Formę wysmarować masłem, ciasto rozwałkować podsypując mąką na grubość ok 5 mm. Z pomocą dużej (średnica od 8-10 cm) szklanki wycinać kółka i wykładać dno i brzegi foremki, dobrze dociskając, by pod spodem nie został pęcherz powietrza. Brzeg tarteletek nie będzie wysoki - ok 2 cm. Pozostałe ciasto zawinąć i ponownie włożyć do lodówki. Na wierzch każdej tarteletki w formie wyłożyć kawałek folii aluminiowej i obciążyć wnętrze, jak na zdjęciu. Użyłam kaszy pęczak, ale równie dobrze można użyć ryż lub fasolę. Tak przygotowaną formę wstawić jeszcze do lodówki na czas rozgrzania piekarnika do 170°C. Piec ok 10-15 minut, zależnie od piekarnika.* Tak samo postąpić z drugą partią ciasta. U mnie ta druga delikatnie się przypaliła. Ale i tak były pyszne!




Między pieczeniem kolejnych spodów można pomalować paznokcie albo przygotować farsz. Na patelnię wlać odrobinę oleju z zalewy pomidorów i wrzucić rozmrożony szpinak. Gotować na małym ogniu to kompletnego rozmrożenia i wygotowania się wody, to ważne, by masa była dość sucha. Pomidory dobrze odcisnąć z oleju i pokroić w kostkę. Dodać do szpinaku i wymieszać. Dodać czosnek i posiekane papryczki/chilli. Na koniec dorzucić fetę pokrojoną w drobną kostkę i gotować jeszcze chwilę. W misce rozbełtać jaja i śmietanę i dodać do przestudzonej masy szpinakowej. 

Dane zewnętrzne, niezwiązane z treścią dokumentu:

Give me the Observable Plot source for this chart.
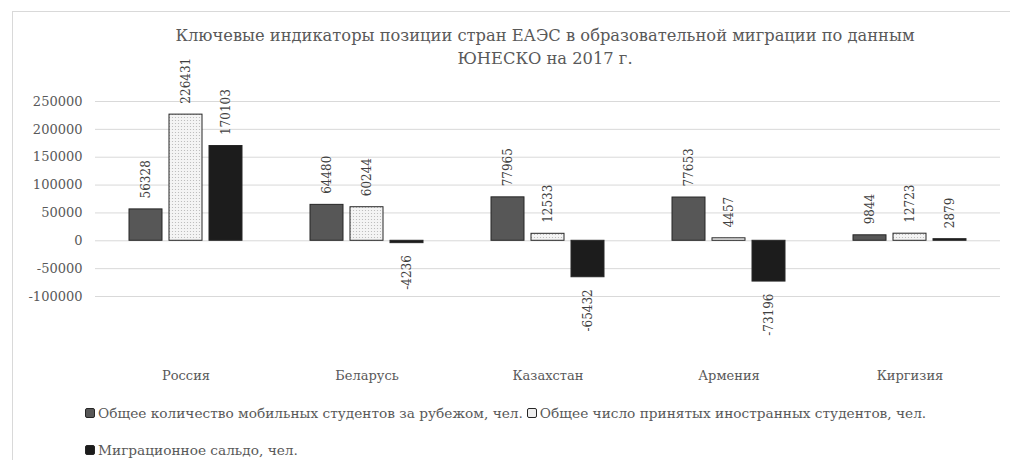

Wypełnić spody farszem (średnio po łyżce) i zapiekać jeszcze przez 15 minut (górna grzałka). Jeżeli boisz przypalenia tarteletek, możesz przykryć je papierem do pieczenia. 
Smaczne zarówno na ciepło, jak i na zimno. 

Gorąco polecam!



* Piekąc pojedynczą, dużą tartę wystarczy przygotować ciasto z połowy składników, formę wysmarować tłuszczem, obciążyć analogicznie jak mniejsze tarteletki. Po ok 10 minutach pieczenia należy zdjąć obciążenie i papier/folię aluminiową i dopiec sam spód przez ok 5 minut (tak aby był suchy). Polecam wypróbować mąkę żytnią razową w grubego przemiału. Dla mnie bomba!